# START OF Data lines

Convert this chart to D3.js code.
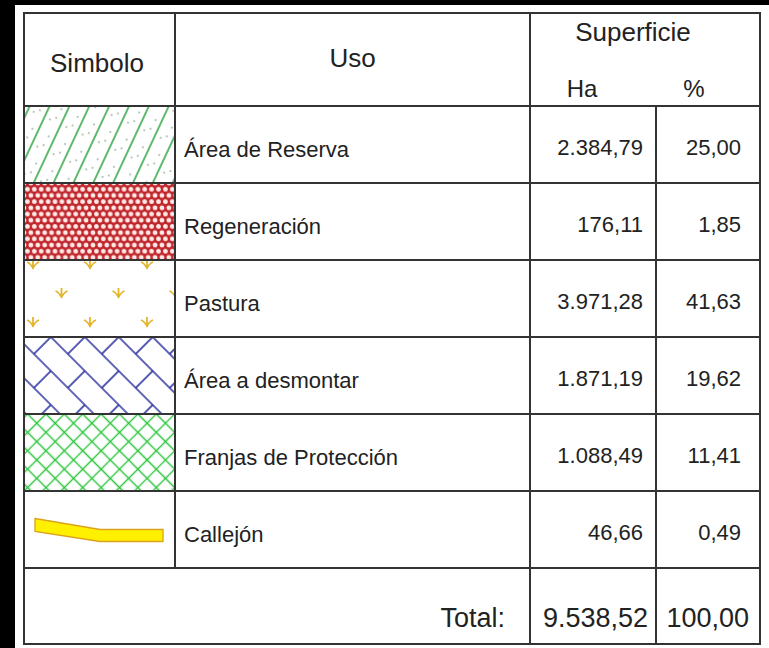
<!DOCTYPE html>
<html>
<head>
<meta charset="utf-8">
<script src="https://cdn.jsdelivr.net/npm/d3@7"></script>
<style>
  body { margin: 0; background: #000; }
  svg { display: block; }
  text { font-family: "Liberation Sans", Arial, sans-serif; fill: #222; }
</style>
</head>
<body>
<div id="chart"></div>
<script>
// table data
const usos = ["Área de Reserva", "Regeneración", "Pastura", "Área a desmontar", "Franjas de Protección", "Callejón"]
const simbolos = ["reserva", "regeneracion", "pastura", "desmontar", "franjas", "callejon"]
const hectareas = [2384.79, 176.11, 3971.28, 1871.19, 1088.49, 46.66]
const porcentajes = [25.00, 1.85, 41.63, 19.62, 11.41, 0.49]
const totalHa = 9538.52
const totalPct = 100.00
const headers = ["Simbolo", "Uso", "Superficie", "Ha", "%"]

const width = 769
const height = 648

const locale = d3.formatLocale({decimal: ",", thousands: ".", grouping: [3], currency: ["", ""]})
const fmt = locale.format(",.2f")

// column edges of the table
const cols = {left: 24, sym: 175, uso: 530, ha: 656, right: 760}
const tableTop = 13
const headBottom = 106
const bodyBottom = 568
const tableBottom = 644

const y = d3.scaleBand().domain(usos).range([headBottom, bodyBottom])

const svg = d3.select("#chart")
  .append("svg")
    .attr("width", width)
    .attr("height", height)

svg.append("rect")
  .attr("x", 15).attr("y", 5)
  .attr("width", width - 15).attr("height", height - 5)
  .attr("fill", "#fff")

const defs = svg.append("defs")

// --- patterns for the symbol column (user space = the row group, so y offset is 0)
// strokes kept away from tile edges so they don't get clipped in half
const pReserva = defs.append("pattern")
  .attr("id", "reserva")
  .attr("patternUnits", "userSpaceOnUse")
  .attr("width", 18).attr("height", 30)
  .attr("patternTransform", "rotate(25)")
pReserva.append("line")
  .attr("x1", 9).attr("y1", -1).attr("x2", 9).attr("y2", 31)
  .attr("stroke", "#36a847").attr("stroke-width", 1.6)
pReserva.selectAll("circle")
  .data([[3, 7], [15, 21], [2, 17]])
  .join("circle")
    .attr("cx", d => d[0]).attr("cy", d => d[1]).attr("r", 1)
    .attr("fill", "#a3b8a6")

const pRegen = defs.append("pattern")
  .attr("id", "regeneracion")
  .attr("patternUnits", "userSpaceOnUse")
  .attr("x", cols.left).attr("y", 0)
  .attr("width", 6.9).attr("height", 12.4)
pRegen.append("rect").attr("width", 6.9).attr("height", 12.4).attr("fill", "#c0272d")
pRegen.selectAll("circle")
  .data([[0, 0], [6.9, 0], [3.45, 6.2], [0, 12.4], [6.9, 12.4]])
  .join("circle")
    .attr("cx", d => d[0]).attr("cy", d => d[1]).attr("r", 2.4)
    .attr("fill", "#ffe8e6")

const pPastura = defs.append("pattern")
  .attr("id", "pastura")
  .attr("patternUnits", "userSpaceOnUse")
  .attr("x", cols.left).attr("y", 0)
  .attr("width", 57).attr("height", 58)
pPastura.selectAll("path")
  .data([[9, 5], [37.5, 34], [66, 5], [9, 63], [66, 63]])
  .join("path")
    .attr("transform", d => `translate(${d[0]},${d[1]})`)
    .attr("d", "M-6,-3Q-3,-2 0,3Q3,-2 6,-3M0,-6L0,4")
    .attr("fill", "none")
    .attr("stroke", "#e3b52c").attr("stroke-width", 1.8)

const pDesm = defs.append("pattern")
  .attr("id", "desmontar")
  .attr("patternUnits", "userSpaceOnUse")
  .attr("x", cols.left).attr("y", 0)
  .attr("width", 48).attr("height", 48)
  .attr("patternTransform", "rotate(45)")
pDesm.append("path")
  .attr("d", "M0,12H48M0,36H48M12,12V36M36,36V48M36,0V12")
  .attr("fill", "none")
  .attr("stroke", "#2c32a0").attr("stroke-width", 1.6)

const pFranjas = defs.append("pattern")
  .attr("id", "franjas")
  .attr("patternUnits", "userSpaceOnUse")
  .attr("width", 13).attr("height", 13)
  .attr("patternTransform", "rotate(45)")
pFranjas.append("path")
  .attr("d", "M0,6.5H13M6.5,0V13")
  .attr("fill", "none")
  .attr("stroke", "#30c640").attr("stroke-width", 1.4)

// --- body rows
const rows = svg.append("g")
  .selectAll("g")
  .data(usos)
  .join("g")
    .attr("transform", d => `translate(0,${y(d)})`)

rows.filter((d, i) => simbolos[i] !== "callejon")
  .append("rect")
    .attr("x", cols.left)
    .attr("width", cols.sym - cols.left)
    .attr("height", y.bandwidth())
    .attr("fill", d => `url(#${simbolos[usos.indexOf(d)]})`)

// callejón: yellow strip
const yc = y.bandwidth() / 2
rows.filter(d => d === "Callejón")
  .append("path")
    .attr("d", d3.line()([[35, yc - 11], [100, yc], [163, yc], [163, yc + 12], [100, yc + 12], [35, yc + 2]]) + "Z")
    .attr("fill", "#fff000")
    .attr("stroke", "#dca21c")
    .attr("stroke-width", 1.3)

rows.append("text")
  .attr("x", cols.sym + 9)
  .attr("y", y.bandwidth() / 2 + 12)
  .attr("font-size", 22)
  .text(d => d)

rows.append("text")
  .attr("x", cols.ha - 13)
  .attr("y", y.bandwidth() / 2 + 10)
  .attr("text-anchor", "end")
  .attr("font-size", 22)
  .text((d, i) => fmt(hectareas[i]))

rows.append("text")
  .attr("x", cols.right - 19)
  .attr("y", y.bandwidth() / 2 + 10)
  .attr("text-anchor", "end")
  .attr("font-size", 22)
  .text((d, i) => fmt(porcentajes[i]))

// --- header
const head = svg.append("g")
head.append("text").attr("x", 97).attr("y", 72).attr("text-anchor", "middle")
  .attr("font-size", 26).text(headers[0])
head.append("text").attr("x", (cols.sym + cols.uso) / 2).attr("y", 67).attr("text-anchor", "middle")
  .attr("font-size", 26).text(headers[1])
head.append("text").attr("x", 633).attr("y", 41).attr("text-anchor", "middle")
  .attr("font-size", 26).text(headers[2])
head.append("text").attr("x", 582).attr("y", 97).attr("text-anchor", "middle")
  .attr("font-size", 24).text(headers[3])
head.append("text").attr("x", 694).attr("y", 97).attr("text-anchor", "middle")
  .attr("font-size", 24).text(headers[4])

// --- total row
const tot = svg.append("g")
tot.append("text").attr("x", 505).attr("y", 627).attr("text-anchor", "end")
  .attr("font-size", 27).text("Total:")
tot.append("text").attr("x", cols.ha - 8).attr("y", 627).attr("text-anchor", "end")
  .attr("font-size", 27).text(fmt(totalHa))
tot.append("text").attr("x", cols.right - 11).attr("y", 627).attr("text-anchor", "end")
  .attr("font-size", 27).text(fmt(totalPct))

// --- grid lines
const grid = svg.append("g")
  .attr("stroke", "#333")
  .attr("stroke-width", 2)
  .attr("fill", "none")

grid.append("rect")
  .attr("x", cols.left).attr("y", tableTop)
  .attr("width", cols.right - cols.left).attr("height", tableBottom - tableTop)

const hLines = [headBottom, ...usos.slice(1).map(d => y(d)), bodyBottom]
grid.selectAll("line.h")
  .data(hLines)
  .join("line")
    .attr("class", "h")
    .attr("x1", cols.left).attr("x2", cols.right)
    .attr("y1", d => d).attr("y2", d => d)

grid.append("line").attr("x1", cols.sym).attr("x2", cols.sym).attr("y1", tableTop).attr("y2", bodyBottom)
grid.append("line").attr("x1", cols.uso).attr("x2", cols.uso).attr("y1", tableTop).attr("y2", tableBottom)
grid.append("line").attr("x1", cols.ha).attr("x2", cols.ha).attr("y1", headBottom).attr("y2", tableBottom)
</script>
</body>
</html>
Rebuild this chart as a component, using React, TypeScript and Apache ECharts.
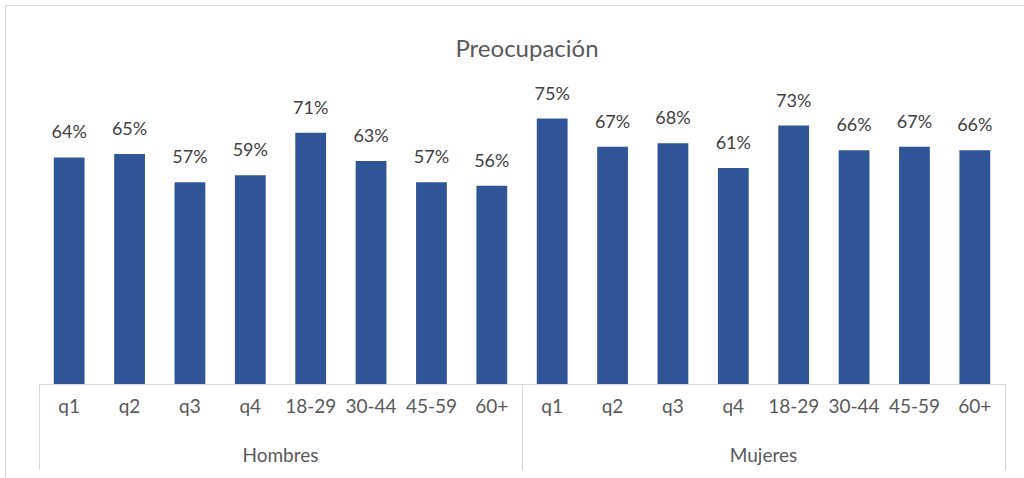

# END OF Data lines

In the listing above, find each line with the word "chart" and copy it.

Convert this chart to D3.js code.
<div id="chart"></div>
const svg = d3.select("#chart")
Rebuild this chart as a component, using React, TypeScript and Apache ECharts.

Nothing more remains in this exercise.